I told her about my year, she told me about hers. We empathised on the awkward moments we’d had running from family events and restaurants to vomit. We talked about the difficulties of having a rare and “invisible illness.” We talked about how annoying it was to feel sick the time. How it had impacted our lives and our mental health.

She told me that she had to come to the hospital every week for the next six months. It was part of some experimental drug trial. And because of her tendency for bad allergic reactions she needed to stay at the hospital for a certain period of time after the drug administration.

“Jeez..that must eat into your time!” I said. “I’m lucky if I don’t spend half a day in this hell hole every time I come in. And that’s just for an appointment”
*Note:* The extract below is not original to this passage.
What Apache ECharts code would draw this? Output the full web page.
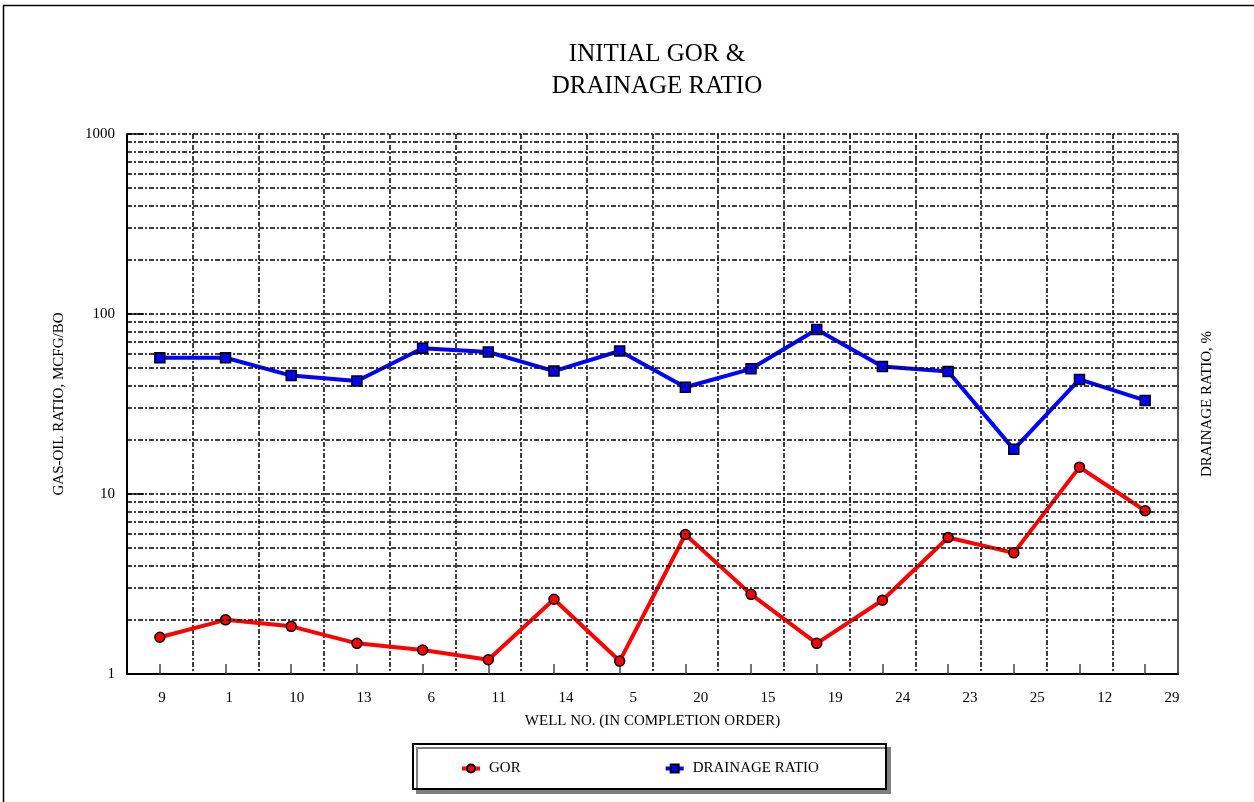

“Well, you know, my social calendar is PACKED right now!” she joked, giving me a wry smile. “I’m sorry if I’m bothering you, I just like to talk to people. My fiancee is FIFO, I have no family in the state, I can only work when I’m well, which is like, never. Most of the friends I have I met here at the hospital. That’s a bit lame isn’t it?

“Not at all. It’s a nice change to have someone to talk to. I’m Rachael.”
“I’m Amber.” At that moment the nurse came back and called my name. As I stood up Amber said “Hey. It was nice talking to you. I really hope your health improves.” I responded with the same sentiment and then there was that awkward moment where I wondered whether I should ask for her phone number.

I’ve never asked a guy out in my life. I get nervous asking mothers at Master D’s daycare to exchange numbers so the kids can have a play date. I’m a giant wuss. So I waved her good bye and walked back into the treatment room, and instantly regretted my decision.

“Good news!” the nurse said. Rubbing off the ink on my arm. “You’re not allergic to dogs.”

“Thank God for that!”

On the way out I looked for Amber, but she was gone. We only talked for a while that day, but I  think about her every time I head to the immunology department. Despite having a chronic and life threatening illness Amber was positive, friendly, and empathetic. Unlike me, she had been sick from the moment she was born, and despite her troubles she managed to make the best she could out of life. She inspired me.

So Amber, if you are out there, I hope you are doing well. I hope the drug trial works, and I hope that you are able to have the baby you so desperately want.